Hale pled guilty to criminal copyright infringement and interstate transportation of stolen goods earlier in 2025, admitting that he had sold the discs through online platforms for personal profit.

The case was prosecuted by the Department of Justice's Computer Crime and Intellectual Property Section along with the U.S. Attorney's Office for the Western District of Tennessee, and it was investigated by the FBI's Nashville Field Office.

The court imposed a prison sentence of more than four years followed by supervised release, citing the extensive damage to copyright holders and the large-scale online piracy that stemmed from the offense. 

Source: https://www.justice.gov/opa/pr/employee-multinational-dvd-company-sentenced-over-four-years-prison-stealing-selling-pre

Commentary

The above matter involved the theft of intellectual property and copyright. Federal law in the United States provides several layers of protection for both physical and digital assets that qualify as intellectual property.

The primary legal framework comes from the Copyright Act under Title 17 of the U.S. Code, which grants the creators of original works exclusive rights over their reproduction, distribution, and public display.

Corporate vulnerability to intellectual property theft often comes from insider misconduct. Employees who have access to pre-release materials, confidential product designs, or proprietary code can exploit that privilege to steal assets for financial or personal gain. Such misconduct frequently occurs through unauthorized copying, data exfiltration, or digital transmission of trade secrets.

Preventing this form of internal theft requires coordinated legal, technical, and cultural controls. Organizations can leverage data loss prevention systems, file access monitoring, and real-time network analytics to detect and block irregular transfers of protected materials. Routine audits of digital assets and restrictions on external devices and cloud upload permissions further reduce risk.

Legal agreements such as non-disclosure and non-compete clauses help reinforce obligations of confidentiality and ownership over intellectual property developed during employment.

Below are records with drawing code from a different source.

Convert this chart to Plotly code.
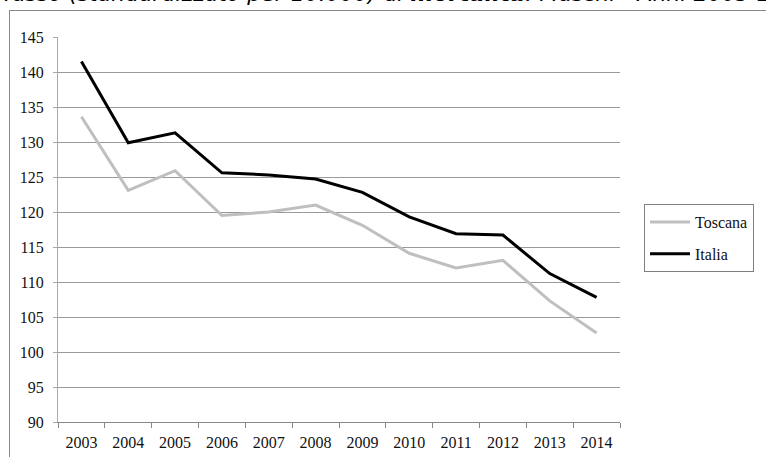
import plotly.graph_objects as go

years = ["2003", "2004", "2005", "2006", "2007", "2008", "2009", "2010", "2011", "2012", "2013", "2014"]
toscana = [133.6, 123.1, 125.9, 119.5, 120.0, 121.0, 118.1, 114.1, 112.0, 113.1, 107.3, 102.7]
italia = [141.5, 129.9, 131.3, 125.6, 125.3, 124.7, 122.8, 119.3, 116.9, 116.7, 111.2, 107.8]
y_ticks = [90, 95, 100, 105, 110, 115, 120, 125, 130, 135, 140, 145]

W, H = 766, 457
L, R, T, B = 58, 146, 37, 35
pw, ph = W - L - R, H - T - B


def px_x(x):
    return (x - L) / pw


def px_y(y):
    return 1 + (T - y) / ph


serif = "Liberation Serif, Times New Roman, serif"

fig = go.Figure()
fig.add_trace(go.Scatter(x=years, y=toscana, mode="lines", name="Toscana",
                         line=dict(color="#bfbfbf", width=3), legendgroup="a"))
fig.add_trace(go.Scatter(x=years, y=italia, mode="lines", name="Italia",
                         line=dict(color="#000000", width=3), legendgroup="b"))

fig.update_layout(
    width=W, height=H,
    margin=dict(l=L, r=R, t=T, b=B, autoexpand=False),
    paper_bgcolor="white", plot_bgcolor="white",
    font=dict(family=serif, size=16, color="#111"),
    showlegend=True,
    legend=dict(x=px_x(644), y=px_y(204), xanchor="left", yanchor="top",
                bordercolor="#808080", borderwidth=1, bgcolor="white",
                font=dict(family=serif, size=16, color="#111"),
                traceorder="grouped", tracegroupgap=8, itemwidth=40),
    xaxis=dict(type="category", tickson="boundaries", ticks="outside", ticklen=5,
               tickcolor="#888", showline=True, linecolor="#888", linewidth=1,
               showgrid=False, tickfont=dict(family=serif, size=16, color="#111"),
               range=[-0.5, 11.5], fixedrange=True, ticklabelstandoff=6, automargin=False),
    yaxis=dict(range=[90, 145], tickvals=y_ticks, ticks="outside", ticklen=4,
               tickcolor="#aaa", showline=True, linecolor="#aaa", linewidth=1,
               showgrid=True, gridcolor="#9a9a9a", gridwidth=1, zeroline=False,
               tickfont=dict(family=serif, size=16, color="#111"), ticklabelstandoff=6,
               automargin=False, fixedrange=True),
    shapes=[
        dict(type="line", xref="paper", yref="paper", x0=px_x(9), x1=px_x(770),
             y0=px_y(10.5), y1=px_y(10.5), line=dict(color="#888", width=1)),
        dict(type="line", xref="paper", yref="paper", x0=px_x(9.5), x1=px_x(9.5),
             y0=px_y(10.5), y1=px_y(470), line=dict(color="#888", width=1)),
    ],
    annotations=[
        dict(text="<i>Tasso (standardizzato per 10.000) di <b>mortalità</b>: Maschi - Anni 2003-2014</i>",
             xref="paper", yref="paper", x=px_x(-1), y=px_y(8), xanchor="left", yanchor="bottom",
             showarrow=False, font=dict(family="DejaVu Sans, Verdana, sans-serif", size=22, color="#000")),
    ],
)

fig.write_html("out.html", config={"displayModeBar": False},
               post_script="document.body.style.margin='0';document.body.style.overflow='hidden';")
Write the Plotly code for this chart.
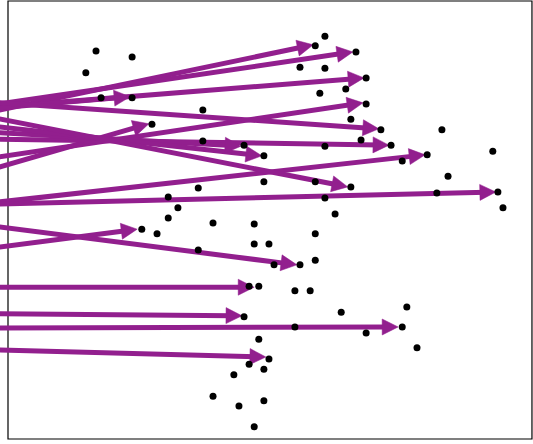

Employees must be made aware that intellectual property is an organizational asset subject to legal protection, and that violations may expose them to federal prosecution.

Establishing clear intellectual property policies and internal reporting channels fosters accountability and encourages early identification of warning signs.

When technological monitoring is combined with defined access privileges, confidential labeling, and ethical awareness, the opportunity for insider theft diminishes dramatically.